I sit here in the hushed beauty of this 15th century chapel at Kings College, mesmerized by the grandeur of the design - an architectural expression of worship by a king to his King. The evening sun has set ablaze the brilliant colors of stained glass windows that reach high toward magnificent fanned roof arches. I study the depictions of timeless stories that span biblical history from the garden to the final judgment. The silence is suddenly broken. A world renowned organist has seated himself before the massive oak console and at his touch music pours from the golden pipes and reeds and reverberates through the stone edifice - music with such power and passion as I have not before heard. Outside the walls of this cathedral-size chapel lies the city of Cambridge with its centuries-old colleges and medieval churches, quaint shops and pubs along narrow cobblestone streets. It is a city deeply rooted in history and tradition. Priests still reside in their parishes and remain the primary custodians of baptism and marriage records for the state. Robed dons still file into richly adorned college dining halls and take their seats at elevated tables while respectful students stand stiffly at attention. Students still pole flat-bottom punts up and down the quiet River Cam and young musicians play the classics on street corners for coins.
There is something very appealing about tradition. It makes life predictable. It slows change to a more comfortable pace. In an age of cell phones and instant internet communication, tradition in this place values libraries with original manuscripts and professors who tutor personally each of their students. Tradition prefers the use of forged iron latches on the great wooden doors of its courtyards over electronic gadgetry. Tradition prefers shopkeepers and city centre markets to shopping malls. The social norms of civility and punctuality and cordiality are very nice indeed. And the worship, following liturgy that the saints have used for a thousand years, gives a connectedness to the historical roots of the Church like little else can.

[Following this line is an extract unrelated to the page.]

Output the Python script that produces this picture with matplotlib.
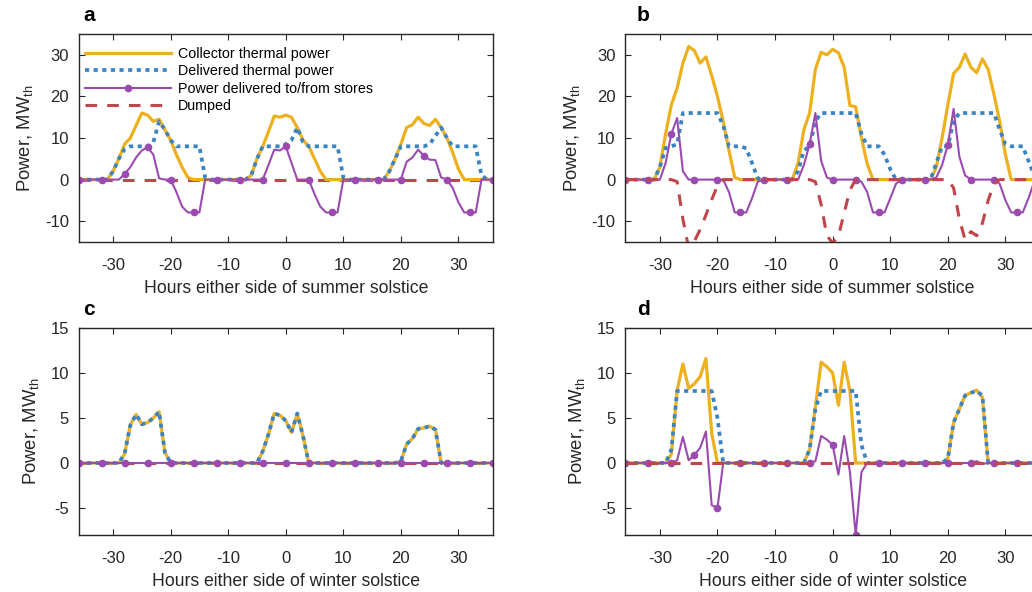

Tradition has a way of creating a sense of permanency. Morning worship at Kings College is conducted each day following much the same form that King Henry VI instituted in 1441. The worship of Almighty God, the king declared, would forever be at the center of all education at his college. And so, morning and evening, year in and year out, for centuries, morning prayers and evensong have taken place without fail. Of course, few if any students attend these services any more - only a chaplain and his faithful assistants, and sporadic groups of curious, romantic and sometimes reverent visitors who want a taste of historic Christianity. Tradition does offer rootedness but it does not necessarily produce new life.
Actually, tradition often resists change. The more I read the history of this land of my roots, the more I discover that most of its history-shapers have faced the resistance of the traditional establishment. Oliver Cromwell, 17th century ruler of England, Scotland and Ireland, embraced certain Puritan doctrines over the objections of the hierarchy of the Church of England and opposed the crown. Four centuries later the United Kingdom is still conflicted about this “dissenter.” A current exhibit on his life in the Cambridge University Library is entitled “A brave bad man.” Oliver’s head, unceremoniously hacked from his exhumed body and displayed on a pole outside Westminster Hall, was eventually buried with honors on the grounds of his alma mater at Cambridge. John Wesley, loyal priest of the Church of England, found himself at odds with the arch-bishop over his methods of evangelizing the poor who had largely been ignored by the established church. After years of agonizing struggle, the “non-conformist” was eventually frozen out and reluctantly created the Methodist Church. William Wilberforce, a statesman who devoted his entire public career to the eradication of slavery in the British empire, was for many of those years considered the most despised man in England.
Though an innovator at heart, I sit here in this majestic chapel with my soul strangely stirred, filled with deep appreciation for generations of guardians who understood preservation to be their calling. Must tradition always brace itself against the winds of change, I wonder. Can it not peacefully coexist with innovation? Tradition, I recall with gratitude, guards like precious gems the sacraments of the church such as baptism and communion for future generations of believers. Its high office is to protect from contamination and extinction those treasures history deems irreplaceable. But tradition can also allow one to slumber complacently through an unexamined life. It can also offer resistance to the fresh winds of the Spirit. How can I determine, then, when “non-conformity” is necessary for new life or when it is merely strong-headed rebellion? Perhaps I cannot know for certain when “dissent” is right, apart from looking deeply into my own soul to determine the source and nature of the motivation which impels me.
The relationship between preservation and innovation seems as inextricable as the seasons. Just as last years seeds spring new shoots that blossom and bear fruit - all from soil nourished by the legacy of previous seasons, so new visions spring forth with each new generation. But as fresh as their expressions may be, visions are not born in a vacuum. Each original thought, each new insight, each revelation is a shoot that springs from soil that history has prepared.
And so I will continue to enjoy this immersion in tradition, taking care to neither worship nor diminish it. And I will continue to marvel at the perennial engagement of God in the affairs of humankind from generation to generation.